GCL情報理工学特別講義Ⅶ （強化学習）

GCL情報理工学特別講義Ⅶ （強化学習）／ GCL Special Lecture in Information Science and Technology Ⅶ （Reinforcement Learning）

This course aims to provide an overview of reinforcement learning (RL) algorithms. RL has achieved remarkable success in various applications, including robotic manipulation and autonomous driving. In addition, RL is also used to fine-tune large language models, and the potential of RL is still expanding.
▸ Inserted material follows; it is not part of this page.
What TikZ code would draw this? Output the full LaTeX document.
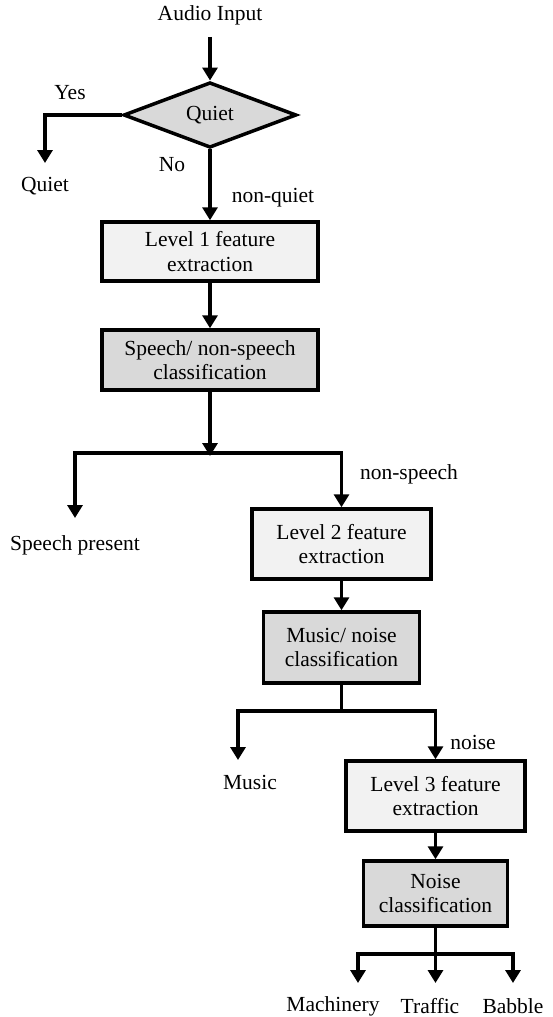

We start with basic concepts such as a Markov decision process and the value functions and see popular algorithms such as TD3 and Soft actor critic.

MIMA Search

授業計画

April 9: Introduction, overview of the fields of reinforcement learning and robot learning April 16: Bandit problems, Bayesian optimization April 23: Categories of RL / MDP / value function / Bellman equations April 30: DQN / value&policy iteration / RL as density estimation / MaxEnt and Boltzmann distribution / Policy gradient May 14: No lecture May 21: Symposium on Robot Learning (in person, Takeda Science Frontier hall) May 28: Policy gradient, REINFORCE / variance reduction / policy gradient with function approximation June 4: On-policy actor critic / NAC / A3C, TRPO / PPO / GAE June 11: Off-policy actor critic, DDPG / TD3 / SAC / QT-Opt / MPO July 18: Inverse RL June 25: Gradient-free methods / Model-based RL July 2: Offline RL / AWAC/ implicit Q-learning / TD3+BC / large models / diffusion policies July 9: Advanced topic (Rainbow, Distributed RL, domain randomization, adversarial training, curriculum learning, HRL, goal-conditioned RL / HER, intrinsic reward)

授業の方法

Online lecture via Zoom except May 21st. On May 21st, there will be a symposium on robot learning organized by a lecturer of this course, and students are expected to attend the symposium in person at Honga campus.

成績評価方法

attendance, and reports.

教科書

There is no specific text book for this lecture.

参考書

Richard S. Sutton and Andrew G. Barto. Reinforcement Learning: An Introduction. Second Edition. MIT Press, Cambridge, MA, 2018.

履修上の注意

We expect students to review the materials for the previous lecture every week. Basic knowledge of machine learning, linear algebra, and probability theory is required.